> _COLLECTED MATERIAL_:
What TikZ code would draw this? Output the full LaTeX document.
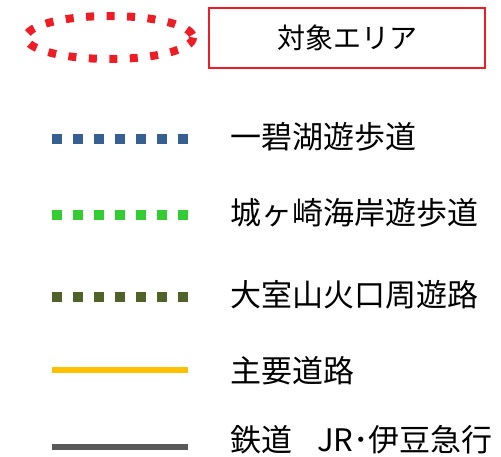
\documentclass[tikz,border=0pt]{standalone}
\usepackage{fontspec}
\setmainfont{Noto Sans CJK JP}
\definecolor{areared}{HTML}{EE1C25}
\definecolor{lakeblue}{HTML}{366092}
\definecolor{coastgreen}{HTML}{33CC33}
\definecolor{craterolive}{HTML}{4F6228}
\definecolor{roadyellow}{HTML}{FFC000}
\definecolor{railgray}{HTML}{595959}
\tikzset{
  dotline/.style={line width=10pt, dash pattern=on 10pt off 11pt},
  solidline/.style={line width=5.5pt},
  lbl/.style={anchor=west, inner sep=0pt, font=\fontsize{31}{34}\selectfont}
}
\begin{document}
\begin{tikzpicture}[x=1pt,y=-1pt]
\useasboundingbox (0,0) rectangle (501,457);
% target area
\draw[areared, line width=8pt, dash pattern=on 8pt off 12.5pt] (109.5,37.5) ellipse [x radius=83.5, y radius=21.5];
\node[draw=areared, line width=1.5pt, minimum width=276pt, minimum height=60pt, inner sep=0pt, font=\fontsize{28}{30}\selectfont] (area) at (347,38) {対象エリア};
% legend lines
\draw[dotline, lakeblue] (52,139.5) -- (188,139.5);
\node[lbl] (l1) at (230,137) {一碧湖遊歩道};
\draw[dotline, coastgreen] (52,215) -- (188,215);
\node[lbl] (l2) at (230,213) {城ヶ崎海岸遊歩道};
\draw[dotline, craterolive] (52,297) -- (188,297);
\node[lbl] (l3) at (230,295) {大室山火口周遊路};
\draw[solidline, roadyellow] (52,370) -- (188,370);
\node[lbl] (l4) at (230,371) {主要道路};
\draw[solidline, railgray] (52,447) -- (188,447);
\node[lbl] (l5) at (230,440) {鉄道\hspace{25pt}JR･伊豆急行};
\end{tikzpicture}
\end{document}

> _EXERCISE TASK_: How many of the lines in the listing above hold the word "draw"? Report only that figure.

> _TASK OUTPUT_: 8